東野圭吾著『さまよう刃』

拉致強姦殺人の犠牲者となった娘の父親が復讐を誓い逃走した少年らを追い詰める。父親が警察に送った手記がマスコミに流出され、世論は是か非かで紛糾し、刑事たちは建前と本音の間で動揺する。少年法のアラと、報われない犯罪被害者に焦点を当てた問題小説。

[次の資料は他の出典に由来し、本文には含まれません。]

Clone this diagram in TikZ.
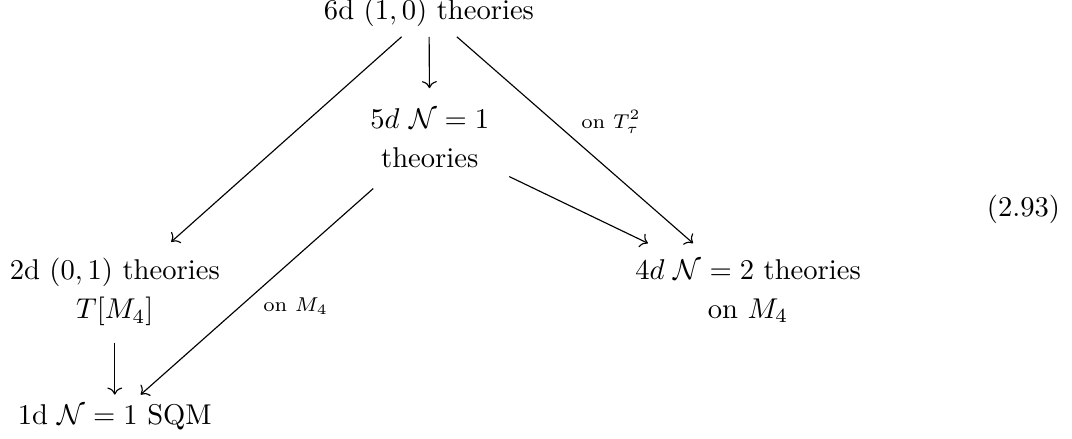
\documentclass[tikz,border=0pt]{standalone}
\usepackage{amsmath, amssymb}
\usetikzlibrary{arrows.meta, positioning}

\begin{document}
\begin{tikzpicture}[
  thy/.style={align=center, inner xsep=6.8pt, inner ysep=5.6pt},
  arr/.style={->},
  lbl/.style={font=\scriptsize, inner sep=2pt}
]
  \useasboundingbox (0,0) rectangle (13.17,5.39);
  % theories in each dimension
  \node[anchor=base] (six) at (5.27,5.15) {6d $(1,0)$ theories};
  \node[thy, inner ysep=7pt] (five) at (5.28,3.69) {$5d$ $\mathcal{N}=1$\\[1.6pt] theories};
  \node[thy] (two) at (1.41,1.80) {2d $(0,1)$ theories\\[1.6pt] $T[M_4]$};
  \node[thy] (four) at (9.19,1.81) {$4d$ $\mathcal{N}=2$ theories\\[1.6pt] on $M_4$};
  \node[anchor=base] (one) at (1.41,0.17) {1d $\mathcal{N}=1$ SQM};
  \node[anchor=base east, inner sep=0pt] (eqno) at (13.03,2.73) {(2.93)};

  \draw[arr] (six) -- (five);
  \draw[arr] (six) -- (two);
  \draw[arr] (six) -- node[lbl, above right] {on $T^2_\tau$} (four);
  \draw[arr] (five) -- (four);
  \draw[arr] (five) -- node[lbl, below right] {on $M_4$} (one);
  \draw[arr] (two) -- (one);
\end{tikzpicture}
\end{document}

東野圭吾はやはりうまい。さすがに一気に読ませます。ああ、寝不足…。
昨晩『テレビの力』というテレビ朝日の番組で茂原市殺人死体遺棄事件のいきさつを目にしたばかりだが、暴力傾向の強い犯罪者というのは本当にどこにでもいるし始末に終えないやからだなと思いますね。作中のテレビ討論の中で「犯人の更生を憂慮するあまり被害者やその家族への配慮が足りない」という指摘に弁護士が「犯人の少年が更生することが被害者家族へのつぐないになる」と抗弁。これを受けて被害者家族が「犯人の更生なんて何の償いにもならない。娘を返しくれ!」と訴える。どうしたってアタシは被害者サイドに立たざるをえません。ゆえにラストはやるせないですが、まあ問題提起のためには致し方なしですか。